DATA TO PROCESS
..............................

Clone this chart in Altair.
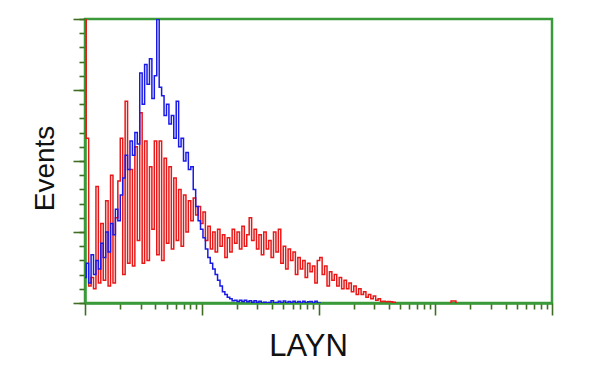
import altair as alt
import pandas as pd

# Histogram channels: 48 channels per decade on a 4-decade log axis (1 .. 10^4)
CH_PER_DECADE = 48

blue_counts = [9, 14, 7, 17, 10, 15, 12, 21, 16, 25, 18, 28, 24, 33, 29, 38, 44, 52, 47, 57,
               52, 60, 56, 81, 70, 84, 77, 86, 72, 80, 100, 76, 73, 66, 70, 63, 66, 58, 71, 55,
               58, 50, 53, 47, 48, 40, 34, 29, 26, 23, 19, 16, 14, 12, 10, 8, 6, 4, 3, 2,
               1.5, 0.8, 1, 0.5, 1, 0.5, 1, 0.4, 0.8, 0.3, 0.8, 0.3, 0.6, 0, 0.3, 0, 0.2, 0.8, 0, 0.2,
               0.6, 0, 0.7, 0, 0.5, 0.2, 0.6, 0, 0.5, 0, 0.6, 0, 0.4, 0.5, 0, 0.6, 0, 0]

red_counts = [130, 58, 6, 9, 5, 41, 7, 28, 8, 36, 6, 45, 7, 30, 43, 58, 10, 71, 14, 47,
              13, 55, 22, 67, 14, 57, 15, 48, 26, 57, 17, 57, 15, 51, 21, 48, 19, 44, 22, 40,
              20, 38, 25, 36, 29, 37, 31, 34, 28, 32, 22, 27, 19, 25, 18, 26, 20, 24, 16, 23,
              18, 26, 21, 25, 19, 27, 20, 24, 30, 22, 26, 19, 24, 17, 25, 19, 22, 16, 25, 18,
              26, 14, 20, 12, 19, 15, 18, 10, 16, 12, 15, 9, 14, 11, 13, 7, 15, 16, 10, 13,
              6, 11, 8, 10, 6, 9, 5, 8, 5, 7, 4, 6, 3, 5, 3, 4, 2, 3, 1.5, 2.5,
              1, 1.5, 0.5, 0.6, 0.4, 0.5, 0.4, 0.3, 0]
red_tail_start = 150
red_tail_counts = [0, 0.7, 0.7, 0]

x_major = [1, 10, 100, 1000, 10000]
x_minor = [m * d for d in [1, 10, 100, 1000] for m in range(2, 10)]
y_major = [0, 25, 50, 75, 100]
y_minor = list(range(0, 101, 5))

rows = []
for i, v in enumerate(red_counts):
    rows.append({"ch": 10 ** (i / CH_PER_DECADE), "count": v, "series": "red", "seg": "r1"})
for j, v in enumerate(red_tail_counts):
    rows.append({"ch": 10 ** ((red_tail_start + j) / CH_PER_DECADE), "count": v, "series": "red", "seg": "r2"})
for i, v in enumerate(blue_counts):
    rows.append({"ch": 10 ** (i / CH_PER_DECADE), "count": v, "series": "blue", "seg": "b1"})
df = pd.DataFrame(rows)

FRAME = "#3a9a3a"
TICK = "#3f6e22"

xs = alt.Scale(type="log", domain=[1, 10000], nice=False)
ys = alt.Scale(domain=[0, 100], nice=False, zero=True)

red_layer = alt.Chart(df).transform_filter(alt.datum.series == "red").mark_line(
    interpolate="step", clip=True, color="#e81818", strokeWidth=1.5
).encode(
    x=alt.X("ch:Q", scale=xs, axis=alt.Axis(orient="bottom", values=x_minor, labels=False, tickSize=6,
                                             tickWidth=1.6, tickColor=TICK, domainColor=FRAME,
                                             domainWidth=2, grid=False, title="")),
    y=alt.Y("count:Q", scale=ys, axis=alt.Axis(orient="left", values=y_minor, labels=False, tickSize=6,
                                                tickWidth=1.6, tickColor=TICK, domainColor=FRAME,
                                                domainWidth=2, grid=False, title="")),
    detail="seg:N",
)

blue_layer = alt.Chart(df).transform_filter(alt.datum.series == "blue").mark_line(
    interpolate="step", clip=True, color="#1a1ae6", strokeWidth=1.5
).encode(
    x=alt.X("ch:Q", scale=xs, axis=alt.Axis(orient="bottom", values=x_major, labels=False, tickSize=12,
                                             tickWidth=1.6, tickColor=TICK, domainColor=FRAME,
                                             domainWidth=2, grid=False, title="LAYN",
                                             titleFontSize=31, titleFont="Liberation Sans",
                                             titleFontWeight="normal", titleColor="#111111",
                                             titleX=223, titleY=52, titleBaseline="alphabetic",
                                             titleAlign="center")),
    y=alt.Y("count:Q", scale=ys, axis=alt.Axis(orient="left", values=y_major, labels=False, tickSize=12,
                                                tickWidth=1.6, tickColor=TICK, domainColor=FRAME,
                                                domainWidth=2, grid=False, title="Events",
                                                titleFontSize=28, titleFont="Liberation Sans",
                                                titleFontWeight="normal", titleColor="#111111",
                                                titleX=-32, titleY=149, titleBaseline="alphabetic",
                                                titleAlign="center", titleAngle=270)),
    detail="seg:N",
)

chart = alt.layer(red_layer, blue_layer).resolve_axis(x="independent", y="independent").properties(
    width=467, height=284,
    autosize=alt.AutoSizeParams(type="none"),
    padding={"left": 85, "top": 19, "right": 48, "bottom": 72},
    background="white",
).configure_view(stroke=FRAME, strokeWidth=2.5)

chart.save("out.html", embed_options={"renderer": "svg", "actions": False})
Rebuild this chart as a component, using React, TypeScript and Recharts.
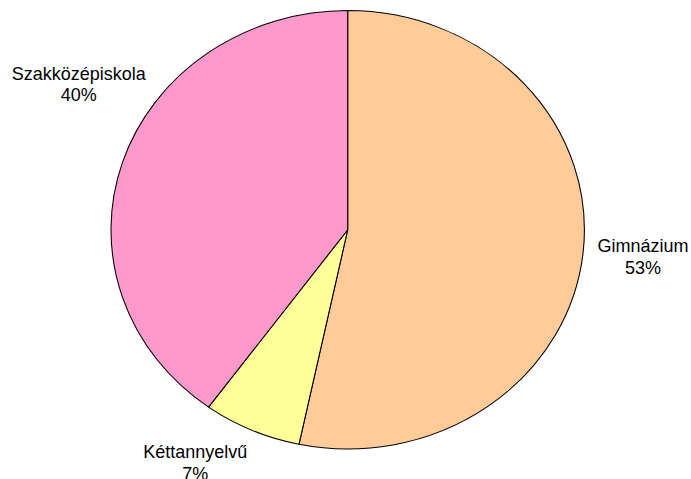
import React from 'react'
import { PieChart, Pie, Cell } from 'recharts'

const categories = ['Gimnázium', 'Kéttannyelvű', 'Szakközépiskola']
const shares = [53.3, 6.7, 40.0]
const colors = ['#FFCC99', '#FFFF99', '#FF99CC']

// the pie is an ellipse in the original, so the circle gets stretched sideways
const W = 691
const H = 479
const SX = 236.7 / 219.2
const CX = 347.7
const CY = 229.8
const R = 219.2

// where each label centre sits relative to its slice's outer edge (screen px)
const labelNudge: [number, number][] = [
  [59.9, 10.8],
  [-56.5, 39.1],
  [-43.8, -71.1],
]

const data = categories.map((name, i) => ({ name, value: shares[i] }))

const RAD = Math.PI / 180

function renderLabel(props: any) {
  const { cx, cy, midAngle, outerRadius, percent, index, name } = props
  const ex = SX * (cx + outerRadius * Math.cos(-midAngle * RAD))
  const ey = cy + outerRadius * Math.sin(-midAngle * RAD)
  const [nx, ny] = labelNudge[index] ?? [0, 0]
  const x = ex + nx
  const y = ey + ny - 11
  return (
    <text
      x={x}
      y={y}
      transform={`scale(${1 / SX},1)`}
      textAnchor="middle"
      fill="#000"
      fontSize={18}
      fontFamily="'Liberation Sans', Arial, sans-serif"
    >
      <tspan x={x} y={y}>{name}</tspan>
      <tspan x={x} y={y + 21.5}>{`${Math.round(percent * 100)}%`}</tspan>
    </text>
  )
}

export default function App() {
  return (
    <div style={{ position: 'absolute', left: 0, top: 0, width: W, height: H, overflow: 'hidden', background: '#fff' }}>
      <div style={{ transform: `scaleX(${SX})`, transformOrigin: '0 0', width: W / SX, height: H }}>
        <PieChart width={W / SX} height={H} margin={{ top: 0, right: 0, bottom: 0, left: 0 }}>
          <Pie
            data={data}
            dataKey="value"
            nameKey="name"
            cx={CX / SX}
            cy={CY}
            outerRadius={R}
            startAngle={90}
            endAngle={-270}
            stroke="#000"
            strokeWidth={1}
            labelLine={false}
            label={renderLabel}
            isAnimationActive={false}
          >
            {data.map((d, i) => (
              <Cell key={d.name} fill={colors[i]} />
            ))}
          </Pie>
        </PieChart>
      </div>
    </div>
  )
}
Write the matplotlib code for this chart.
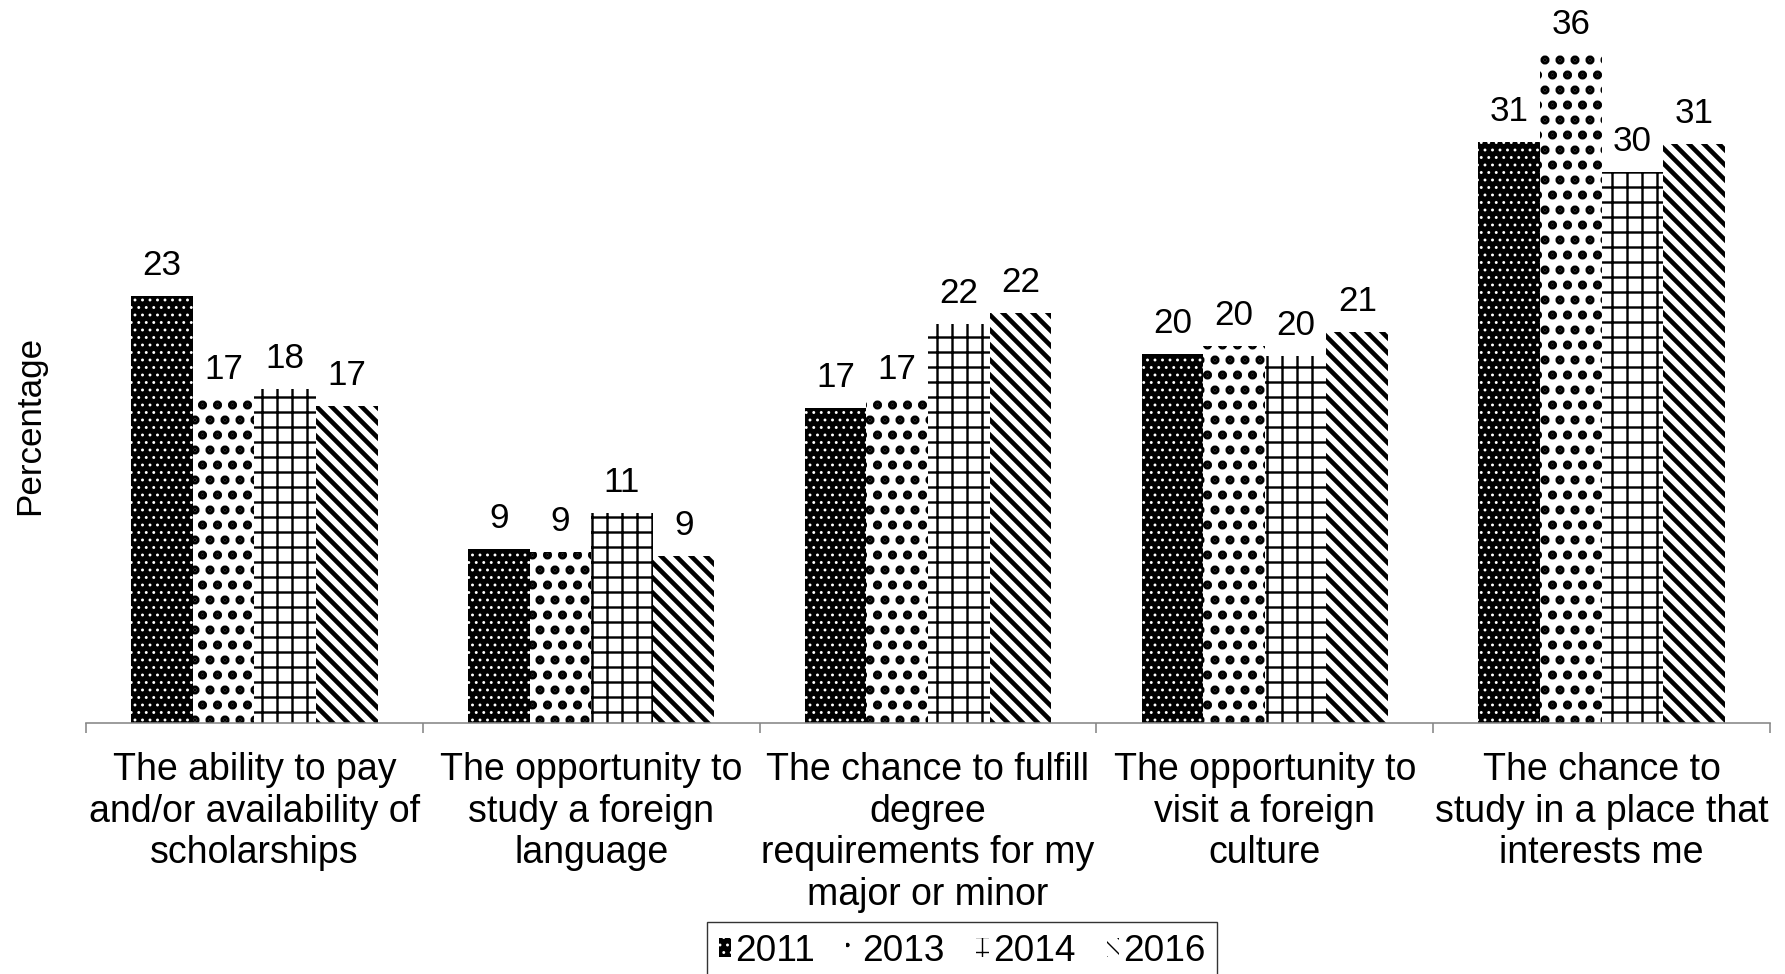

..............................

THE PROBLEM
Show the lines where the word "React" appears in the entries.

RESPONSE TO THE TASK
Rebuild this chart as a component, using React, TypeScript and Recharts.
import React from 'react'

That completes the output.